An Saoi: I said last month that April is a boring tax month with little happening. I had half intended skipping over making any comments but these figures are intriguing. They clearly show something is happening in the economy. What exactly it is, I am not sure.
The increase in Customs duties is massive and if it continues over the next few months will be a clear sign of increased activity in the economy. The increase in Excise maybe mainly down to the increase in car sales but currency movements and the decline in duty on alcohol may also be influencing the figures. Again this is a sign of increased stabilising or increased activity. The almost complete collapse in Capital Gains Tax reflects little or no activity in the disposal of assets. What little activity there is may be arising from forced sales, where any gain is being offset against existing losses.
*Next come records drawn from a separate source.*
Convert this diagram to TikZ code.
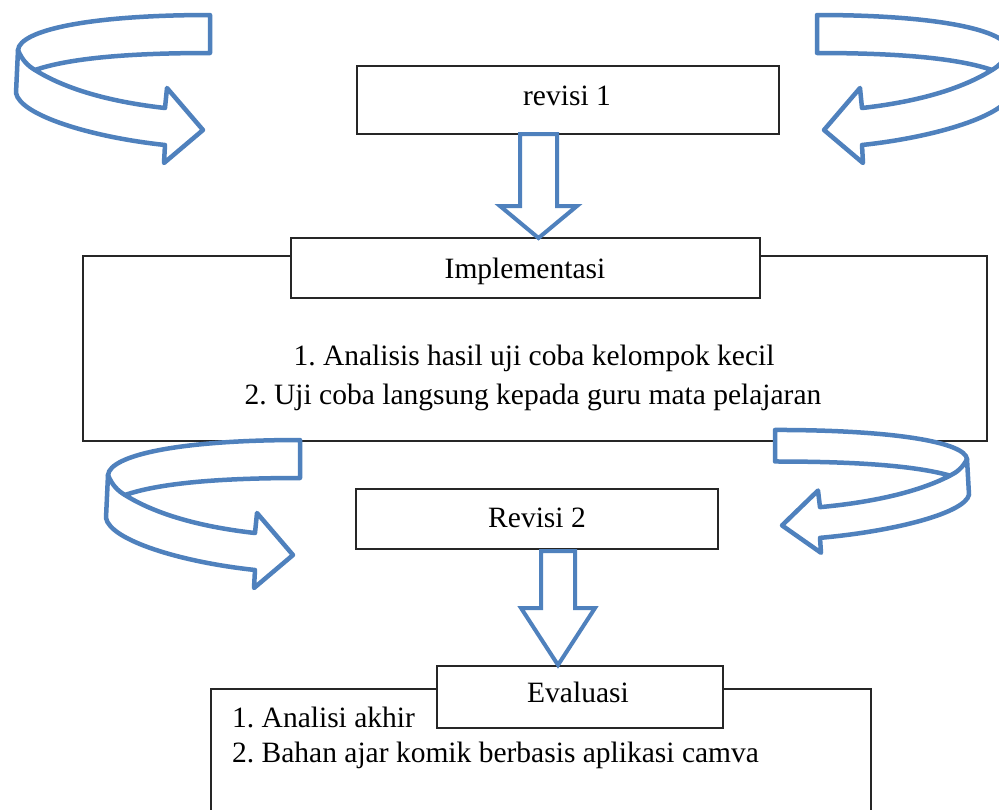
\documentclass[tikz,border=0pt]{standalone}
\usepackage{fontspec}
\setmainfont{Liberation Serif}
\frenchspacing
\definecolor{ob}{RGB}{79,129,189}
\tikzset{
  box/.style={draw=black!85, line width=1.3pt, fill=white, inner sep=0pt},
  txt/.style={font=\fontsize{29.5}{35}\selectfont, inner sep=0pt, anchor=base},
  rib/.style={draw=ob, line width=4.5pt, fill=white, line join=round, line cap=round},
  ribline/.style={draw=ob, line width=4.5pt, line cap=round},
  blockarrow/.style={draw=ob, line width=4pt, fill=white, line join=miter},
}
\newcommand\ribbonarrow[1]{%
  \begin{scope}[#1]
    \path[rib] (210,15) -- (210,53) .. controls (130,53) and (70,58) .. (35,70)
      .. controls (70,92) and (120,103) .. (165,108) -- (167,88) -- (203,130)
      -- (164,163) -- (165,145) .. controls (90,137) and (20,115) .. (16,93)
      -- (18,50) .. controls (20,30) and (90,15) .. (210,15) -- cycle;
    \draw[ribline] (18,50) .. controls (22,60) and (28,66) .. (35,70);
  \end{scope}}
\begin{document}
\begin{tikzpicture}[x=1pt,y=-1pt]
\useasboundingbox (0,0) rectangle (999,809);
\fill[white] (0,0) rectangle (999,809);
% boxes
\node[box, minimum width=904pt, minimum height=185pt] (big) at (535,348.5) {};
\node[box, minimum width=469pt, minimum height=60pt] (imp) at (525.5,268) {};
\node[box, minimum width=422pt, minimum height=68pt] (r1) at (568,100) {};
\node[box, minimum width=362pt, minimum height=60pt] (r2) at (537,519) {};
\node[box, minimum width=660pt, minimum height=141pt] (bot) at (541,759.5) {};
\node[box, minimum width=286pt, minimum height=62pt] (ev) at (580,697) {};
% texts
\node[txt] (t1) at (567,105) {revisi 1};
\node[txt] (t2) at (525,278) {Implementasi};
\node[txt] (t3) at (534,365) {1. Analisis hasil uji coba kelompok kecil};
\node[txt] (t4) at (533,404) {2. Uji coba langsung kepada guru mata pelajaran};
\node[txt] (t5) at (537,527) {Revisi 2};
\node[txt] (t6) at (578,702) {Evaluasi};
\node[txt, anchor=base west] (t7) at (232,727) {1. Analisi akhir};
\node[txt, anchor=base west] (t8) at (232,762) {2. Bahan ajar komik berbasis aplikasi camva};
% block arrows
\path[blockarrow] (520,134) -- (520,206) -- (500,206) -- (538.5,238) -- (577,206) -- (557,206) -- (557,134) -- cycle;
\path[blockarrow] (541,551) -- (541,608) -- (521,608) -- (558,665) -- (595,608) -- (575,608) -- (575,551) -- cycle;
% curved ribbon arrows
\ribbonarrow{}
\ribbonarrow{shift={(1027,0)},xscale=-1}
\ribbonarrow{shift={(90,425)},yscale=1.0}
\ribbonarrow{shift={(985,417.5)},xscale=-1,yscale=0.83}
\end{tikzpicture}
\end{document}
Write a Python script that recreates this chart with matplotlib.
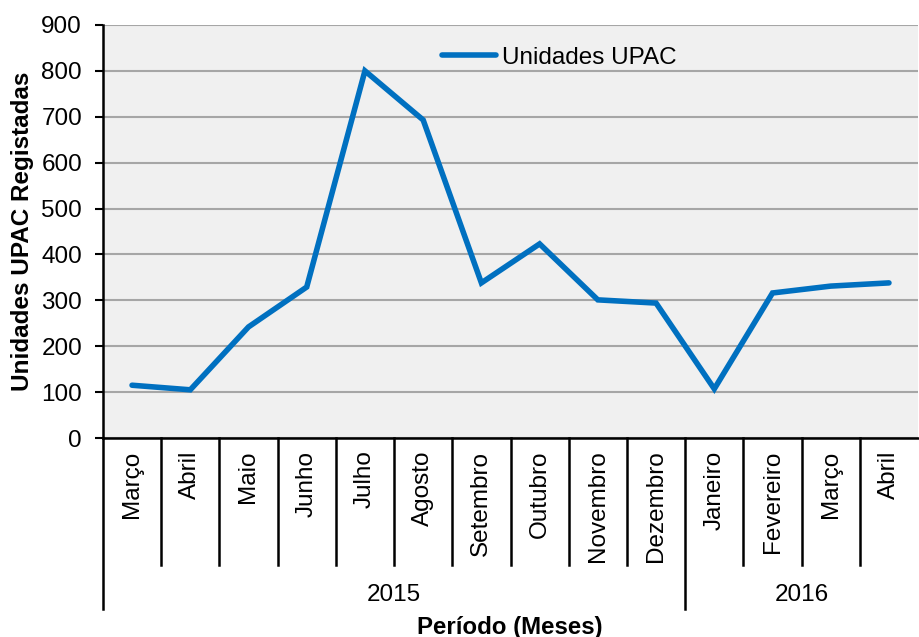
import matplotlib
matplotlib.use('Agg')
import matplotlib.pyplot as plt

plt.rcParams['font.family'] = ['Liberation Sans', 'DejaVu Sans']

meses = ['Março', 'Abril', 'Maio', 'Junho', 'Julho', 'Agosto', 'Setembro',
         'Outubro', 'Novembro', 'Dezembro', 'Janeiro', 'Fevereiro', 'Março', 'Abril']
anos = ['2015', '2016']
meses_por_ano = [10, 4]
unidades = [115, 105, 242, 329, 800, 693, 338, 423, 301, 294, 107, 316, 331, 338]

fs = 17.5

fig = plt.figure(figsize=(9.19, 6.37), dpi=100)
ax = fig.add_axes([0.112, 0.3124, 0.887, 0.6484])
ax.set_facecolor('#f0f0f0')

x = list(range(len(meses)))
ax.plot(x, unidades, color='#0070c0', linewidth=4, label='Unidades UPAC',
        solid_capstyle='round', solid_joinstyle='miter')

ax.set_xlim(-0.5, len(meses) - 0.5)
ax.set_ylim(0, 900)
ax.set_yticks(range(0, 901, 100))
ax.grid(axis='y', color='#a6a6a6', linewidth=1.5)
ax.set_axisbelow(True)
ax.tick_params(axis='y', labelsize=fs, length=6, width=1.5, pad=9)

for s in ['top', 'right']:
    ax.spines[s].set_visible(False)
for s in ['left', 'bottom']:
    ax.spines[s].set_linewidth(1.8)

ax.set_xticks(x)
ax.set_xticklabels(meses, rotation=90, fontsize=fs, va='top')
ax.tick_params(axis='x', length=0, pad=9)

# separadores das categorias
trans = ax.get_xaxis_transform()
limites = [sum(meses_por_ano[:i]) - 0.5 for i in range(len(meses_por_ano) + 1)]
for k in range(len(meses) + 1):
    xs = k - 0.5
    if xs in limites:
        if xs == len(meses) - 0.5:
            continue
        ax.plot([xs, xs], [0, -0.413], transform=trans, color='black',
                linewidth=1.8, clip_on=False)
    else:
        ax.plot([xs, xs], [0, -0.3075], transform=trans, color='black',
                linewidth=1.8, clip_on=False)

for i, ano in enumerate(anos):
    centro = (limites[i] + limites[i + 1]) / 2
    ax.text(centro, -0.381, ano, transform=trans, ha='center', va='center',
            fontsize=fs)

ax.set_xlabel('Período (Meses)', fontsize=17.3, fontweight='bold')
ax.xaxis.set_label_coords(0.499, -0.43)
ax.set_ylabel('Unidades UPAC Registadas', fontsize=17.5, fontweight='bold')
ax.yaxis.set_label_coords(-0.084, 0.5)

ax.legend(loc='upper center', bbox_to_anchor=(0.56, 1.0), frameon=False,
          fontsize=fs, handlelength=2.2, handletextpad=0.25)

fig.savefig('out.png', dpi=100)
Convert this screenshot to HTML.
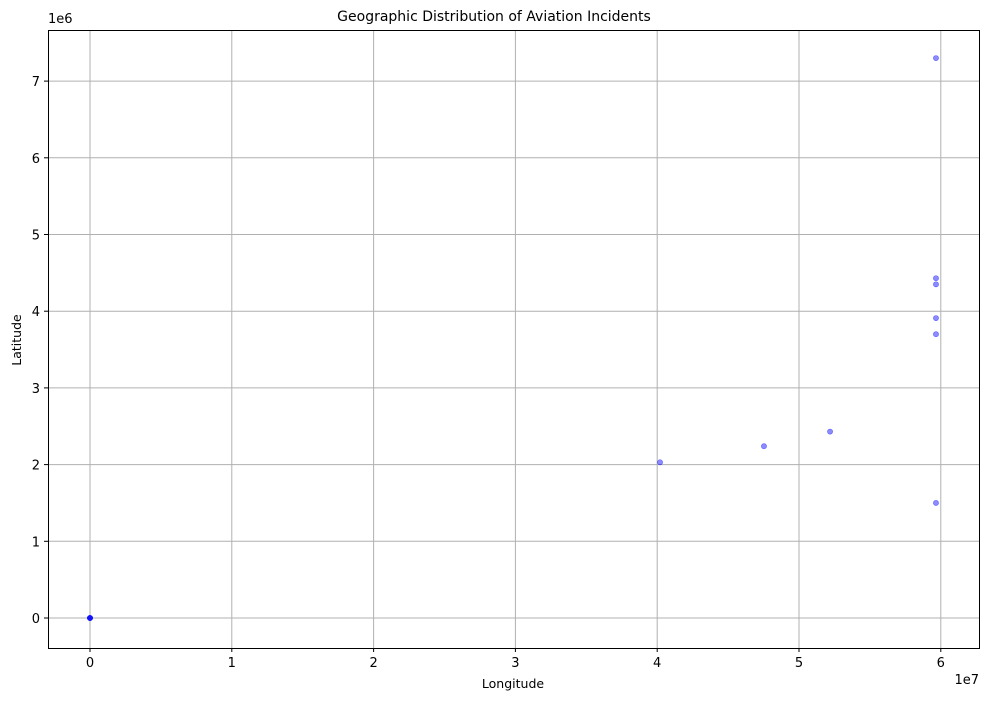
<!DOCTYPE html>
<html><head><meta charset="utf-8"><style>
body{margin:0;background:#fff;font-family:"Liberation Sans","DejaVu Sans",sans-serif;}
</style></head><body>
<svg id="chart" width="988" height="699" xmlns="http://www.w3.org/2000/svg" font-family="DejaVu Sans, Liberation Sans, sans-serif">
<rect width="988" height="699" fill="#fff"/>
<g id="grid"></g>
<g id="ticks"></g>
<g id="points"></g>
<rect x="48.5" y="30.5" width="931" height="618" fill="none" stroke="#000" stroke-width="1"/>
<text x="494" y="21" font-size="14" text-anchor="middle">Geographic Distribution of Aviation Incidents</text>
<text x="513" y="688" font-size="12.5" text-anchor="middle">Longitude</text>
<text x="21" y="340" font-size="12.5" text-anchor="middle" transform="rotate(-90 21 340)">Latitude</text>
<text x="48" y="23" font-size="13">1e6</text>
<text x="979" y="684" font-size="13" text-anchor="end">1e7</text>
</svg>
<script>
const xTicks=[0,1,2,3,4,5,6];
const yTicks=[0,1,2,3,4,5,6,7];
const lon=[0,0,0,0,5.966,5.966,5.966,5.966,5.966,5.966,4.02,4.753,5.219];
const lat=[0,0,0,0,7.30,4.43,4.35,3.91,3.70,1.50,2.03,2.24,2.43];
const NS="http://www.w3.org/2000/svg";
function sx(v){return 90+v*141.8;}
function sy(v){return 618-v*76.7;}
const grid=document.getElementById('grid'),tk=document.getElementById('ticks'),pts=document.getElementById('points');
function mk(tag,attrs,parent){const e=document.createElementNS(NS,tag);for(const k in attrs)e.setAttribute(k,attrs[k]);parent.appendChild(e);return e;}
xTicks.forEach(t=>{const x=sx(t);
 const g=mk('line',{x1:x,x2:x,y1:30,y2:648,stroke:'#b0b0b0','stroke-width':1},grid);
 
 
 const l=mk('line',{x1:x,x2:x,y1:648,y2:652,stroke:'#000'},tk);
 
 
 const tx=mk('text',{x:x,y:667,'font-size':13,'text-anchor':'middle'},tk);tx.textContent=t;
 
 
});
yTicks.forEach(t=>{const y=sy(t);
 const g=mk('line',{x1:48,x2:979,y1:y,y2:y,stroke:'#b0b0b0','stroke-width':1},grid);
 
 
 const l=mk('line',{x1:44,x2:48,y1:y,y2:y,stroke:'#000'},tk);
 
 
 const tx=mk('text',{x:40,y:y+5,'font-size':13,'text-anchor':'end'},tk);tx.textContent=t;
 
 
});
lon.forEach((v,i)=>{
 const c=mk('circle',{cx:sx(v),cy:sy(lat[i]),r:2.6,fill:'#0000ff','fill-opacity':0.45,stroke:'#0000ff','stroke-opacity':0.5,'stroke-width':0.6},pts);
 
 
});
</script>
</body></html>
The increase in CAT may be a product of the drop in CAT thresholds last year and also increased Revenue audit activity in the area. A small number of settlements would be enough to increase the yield significantly. The lack of any movement in stamp duty suggests that there is little movement in the property market. Income tax has stabilised at a very low level, despite the huge personal tax increases by way of the levies. Planned Public Sector job cuts and continued reduction in spending may see Income Tax falling again from summer onwards because there is little sign of the private sector hiring. The VAT increase is I assume from the same source as the Customs duties, on imports from the outside the EU (VAT at point of entry still applies)
Corporation Tax is up significantly, but this maybe down to just one or two multinationals. The amount over target suggests that at least an additional €1,000M “profits” were washed through Ireland. This of course happened with little or no employment gain!
We will see within a few months whether this is the month where things turned or is it just one more false dawn.
Table 1 Actual Projected
Table 2 Actual Projected
May is now a crucial month with many of the largest Corporate tax payers due to make payments (those with 30th June & 30th November year ends), together with the March/April VAT returns. Assuming the big corporate payers come good, and some slight improvement in retail activity, the Government may exceed its target for the month of €3,253M. Income Tax for May should be well over the current month as April had 5 pay weeks for the weekly paid and 3 pay fortnights for all those fortnightly paid Civil Servants & Teachers. Indeed the May estimate for Income tax looks very low.
The Central Bank’s monthly statistics for March, available here, show signs of spending on credit cards levelling out and the March/April VAT returns due later this month, may see a slight upward movement. The problem is that core employment and economic activity remains anaemic. The cumulative effect of the next round of Government cuts and increases in lending rates will also act as a serious damper on activity.
It remains problematic whether the Government can reach its end of year targets. We may be close to the bottom, but there remain few signs of increased activity. Multi-national exports are unlikely to create many jobs. Any growth is unfortunately likely to be of the jobless variety.